According to the Constitutional Court, the former Speaker of the National Assembly Natalia Kiselova unlawfully stopped the referendum on the euro requested by President Rumen Radev.
The court was approached by the head of state with a request to interpret the powers of the Speaker of Parliament, after Kiselova did not allow his proposal for a national referendum on the issue - whether the single European currency should be introduced in Bulgaria from January 1 next year - to be discussed in the plenary hall.
The decision of the Constitutional Court:
With 11 votes "for", one dissenting opinion - by Borislav Belazelkov, and two opinions by Sonya Yankulova and Atanas Semov, the Constitutional Court decided that the Speaker of the National Assembly did not right to assess the admissibility and rejection of a request for a national referendum made by an entity authorized by law.
This power belongs solely to the National Assembly and the "appropriation" by the parliamentary speaker is "particularly intolerable and has the potential to empty the supremacy of the Constitution in the exercise of state power, since its acts are not subject to control".
According to the constitutional judges, unlike the parliament, its speaker does not represent an independent state body within the framework of the separation of powers, although he has some of his own powers.

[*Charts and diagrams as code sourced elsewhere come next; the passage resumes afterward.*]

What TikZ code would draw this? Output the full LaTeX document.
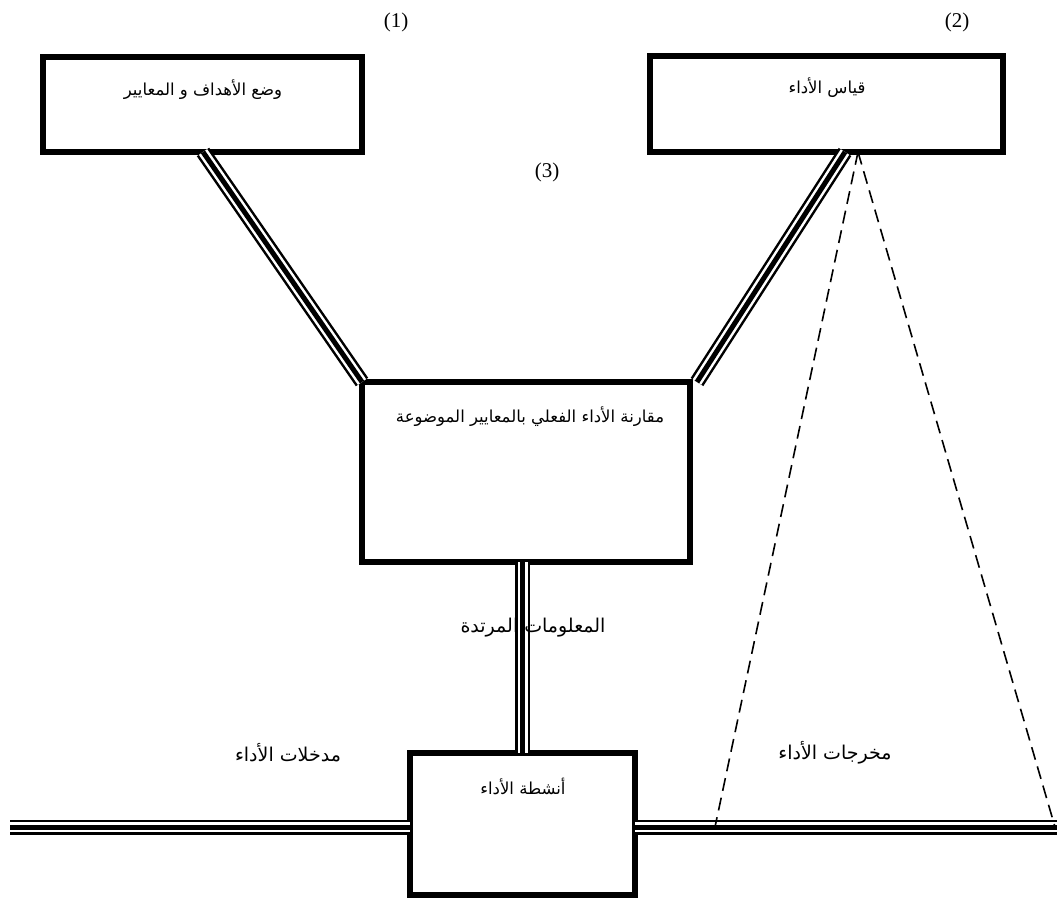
\documentclass[tikz,border=0pt]{standalone}
\usepackage{fontspec}
\setmainfont{Liberation Serif}
\newfontfamily\arabicfont[Script=Arabic]{DejaVu Sans}
\TeXXeTstate=1
\begin{document}
\begin{tikzpicture}[x=1pt,y=-1pt,
  box/.style={draw, line width=5.5pt, rectangle, outer sep=0pt, inner sep=0pt},
  tripleline/.style={line width=5pt,
    preaction={draw, line width=15pt},
    preaction={draw=white, line width=10pt}},
  sightline/.style={line width=1.6pt, dash pattern=on 13pt off 7pt},
  boxtext/.style={inner sep=0pt, font=\arabicfont\fontsize{16.5}{20}\selectfont},
  flowtext/.style={inner sep=0pt, font=\arabicfont\fontsize{19}{23}\selectfont},
  num/.style={inner sep=0pt, font=\fontsize{21}{25}\selectfont}]
\useasboundingbox (0,0) rectangle (1057,903);

% boxes
\node[box, minimum width=319pt, minimum height=95pt]  (goal) at (202.5,104.5) {};
\node[box, minimum width=353pt, minimum height=96pt]  (meas) at (826.5,104) {};
\node[box, minimum width=328pt, minimum height=180pt] (cmp)  at (526,472) {};
\node[box, minimum width=225pt, minimum height=142pt] (act)  at (522.5,824) {};

% box captions
\node[boxtext] (goaltxt) at (203,90)  {\beginR وضع الأهداف و المعايير\endR};
\node[boxtext] (meastxt) at (827,88)  {\beginR قياس الأداء\endR};
\node[boxtext] (cmptxt)  at (530,417) {\beginR مقارنة الأداء الفعلي بالمعايير الموضوعة\endR};
\node[boxtext] (acttxt)  at (523,786) {\beginR أنشطة الأداء\endR};

% step numbers
\node[num] (n1) at (396,22)  {(1)};
\node[num] (n2) at (957,22)  {(2)};
\node[num] (n3) at (547,172) {(3)};

% bus ends
\coordinate (inL)  at (10,827);
\coordinate (outR) at (1057,827);
\coordinate (outL) at (715,827);

% connectors
\draw[tripleline] ([xshift=160pt]goal.south west) -- (cmp.north west);
\draw[tripleline] ([xshift=-158pt]meas.south east) -- ([xshift=7pt]cmp.north east);
\draw[tripleline] (cmp.south -| act.north) -- (act.north);
\draw[tripleline] (inL) -- (inL -| act.west);
\draw[tripleline] (act.east |- outR) -- (outR);

% measurement cone
\coordinate (apex) at ([xshift=-145pt]meas.south east);
\draw[sightline] (apex) -- (outL);
\draw[sightline] (apex) -- ([xshift=-2pt]outR);

% flow labels
\node[flowtext] (fb)  at (533,628) {\beginR المعلومات المرتدة\endR};
\node[flowtext] (inp) at (288,753) {\beginR مدخلات الأداء\endR};
\node[flowtext] (out) at (835,753) {\beginR مخرجات الأداء\endR};
\end{tikzpicture}
\end{document}
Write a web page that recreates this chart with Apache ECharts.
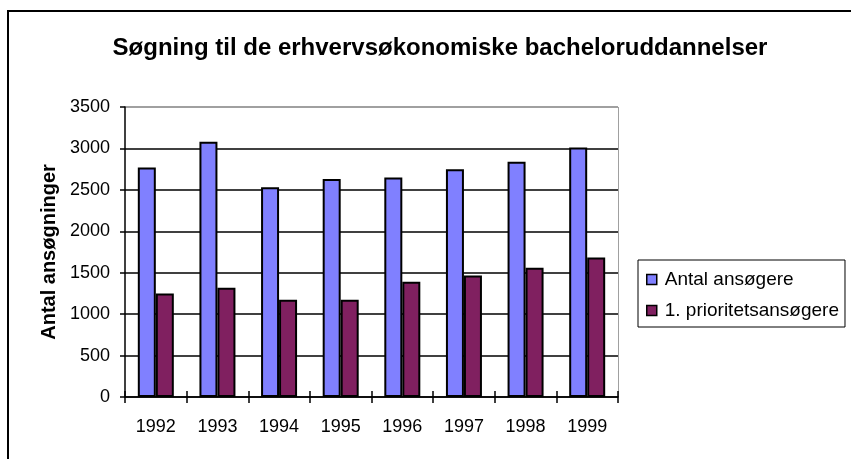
<!DOCTYPE html>
<html>
<head>
<meta charset="utf-8">
<script src="https://cdn.jsdelivr.net/npm/echarts@6/dist/echarts.min.js"></script>
<style>
html, body { margin: 0; padding: 0; background: #fff; }
#report { width: 851px; height: 459px; }
</style>
</head>
<body>
<div id="report"></div>
<script>
// data
var years = ['1992', '1993', '1994', '1995', '1996', '1997', '1998', '1999'];
var antalAnsogere = [2770, 3080, 2530, 2630, 2650, 2750, 2840, 3010];
var prioritetsAnsogere = [1250, 1320, 1175, 1175, 1390, 1465, 1560, 1685];
var yTicks = [0, 500, 1000, 1500, 2000, 2500, 3000, 3500];

var font = '"Liberation Sans", Arial, sans-serif';

var myChart = echarts.init(document.getElementById('report'));

// top line of plot area is grey (plot border), the rest black
var splitColors = yTicks.map(function (v, i) {
    return i === yTicks.length - 1 ? '#808080' : '#000';
});

var option = {
    animation: false,
    backgroundColor: '#fff',
    title: {
        text: 'Søgning til de erhvervsøkonomiske bacheloruddannelser',
        left: 435,
        top: 31,
        textAlign: 'center',
        textStyle: { fontFamily: font, fontSize: 24, fontWeight: 'bold', color: '#000' }
    },
    graphic: [{
        type: 'rect',
        shape: { x: 8, y: 11, width: 900, height: 500 },
        style: { fill: 'none', stroke: '#000', lineWidth: 2 },
        z: -1
    }, {
        // right edge of plot area
        type: 'line',
        shape: { x1: 618.5, y1: 107, x2: 618.5, y2: 397 },
        style: { stroke: '#a0a0a0', lineWidth: 1 },
        z: -1
    }],
    legend: {
        orient: 'vertical',
        left: 638,
        top: 260,
        padding: [10, 6, 7, 8],
        itemGap: 12,
        itemWidth: 10,
        itemHeight: 10,
        icon: 'rect',
        borderColor: '#000',
        borderWidth: 1,
        textStyle: { fontFamily: font, fontSize: 19, color: '#000', padding: [0, 0, 0, 3] },
        itemStyle: { borderColor: '#000', borderWidth: 1.5 }
    },
    grid: {
        left: 125,
        top: 107,
        right: 233,
        bottom: 62,
        containLabel: false
    },
    xAxis: [{
        type: 'category',
        data: years,
        axisLine: { show: true, lineStyle: { color: '#000', width: 1.5 } },
        axisTick: { show: true, length: 6, lineStyle: { color: '#000', width: 1.5 } },
        axisLabel: { fontFamily: font, fontSize: 18, color: '#000', margin: 21 }
    }, {
        // inside half of the crossing ticks
        type: 'category',
        data: years,
        position: 'bottom',
        axisLine: { show: false },
        axisTick: { show: true, inside: true, length: 6, lineStyle: { color: '#000', width: 1.5 } },
        axisLabel: { show: false },
        splitLine: { show: false }
    }],
    yAxis: {
        type: 'value',
        min: 0,
        max: 3500,
        interval: 500,
        name: 'Antal ansøgninger',
        nameLocation: 'middle',
        nameGap: 66,
        nameTextStyle: { fontFamily: font, fontSize: 20, fontWeight: 'bold', color: '#000', padding: [0, 0, 0, 0] },
        axisLine: { show: true, lineStyle: { color: '#000', width: 1.5 } },
        axisTick: { show: true, length: 5, lineStyle: { color: '#000', width: 1.5 } },
        axisLabel: {
            fontFamily: font, fontSize: 18, color: '#000', margin: 15,
            formatter: function (v) { return String(v); }
        },
        splitLine: { show: true, lineStyle: { color: splitColors, width: 1.5 } }
    },
    series: [{
        name: 'Antal ansøgere',
        type: 'bar',
        data: antalAnsogere,
        barWidth: 18,
        barGap: '0%',
        itemStyle: { color: '#8080ff', borderColor: '#000', borderWidth: 2 }
    }, {
        name: '1. prioritetsansøgere',
        type: 'bar',
        data: prioritetsAnsogere,
        barWidth: 18,
        barGap: '0%',
        itemStyle: { color: '#802060', borderColor: '#000', borderWidth: 2 }
    }]
};

myChart.setOption(option);
</script>
</body>
</html>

The decision recalls that back in 1992 the court explained that the main thing in the powers of the speaker of the National Assembly is that they are directed primarily to the organization and activity of the National Assembly, as well as that he has specific representative functions.
The will of the Grand National Assembly is also cited, that he is "first among equals" and has no right to unilateral acts on issues that the Constitution has preserved as the competence of the collective body.
The judges note that this also fully applies to the power to decide to hold a national referendum, noting that a unilateral assessment by the Speaker of the National Assembly of issues for a national referendum would thwart the direct exercise of state power by the sovereign as an option expressly provided for in the Basic Law.
The interpretative decision was reached at the request of President Rumen Radev, who on May 9, 2025, announced that he proposed holding a national referendum, but his proposal never reached the plenary hall.
Whether this will happen now depends on the actions of the head of state, who can either ask the deputies to vote on the proposal he submitted, or submit a new one in the same sense, or take no action in view of the little more than a month remaining before Bulgaria enters the eurozone.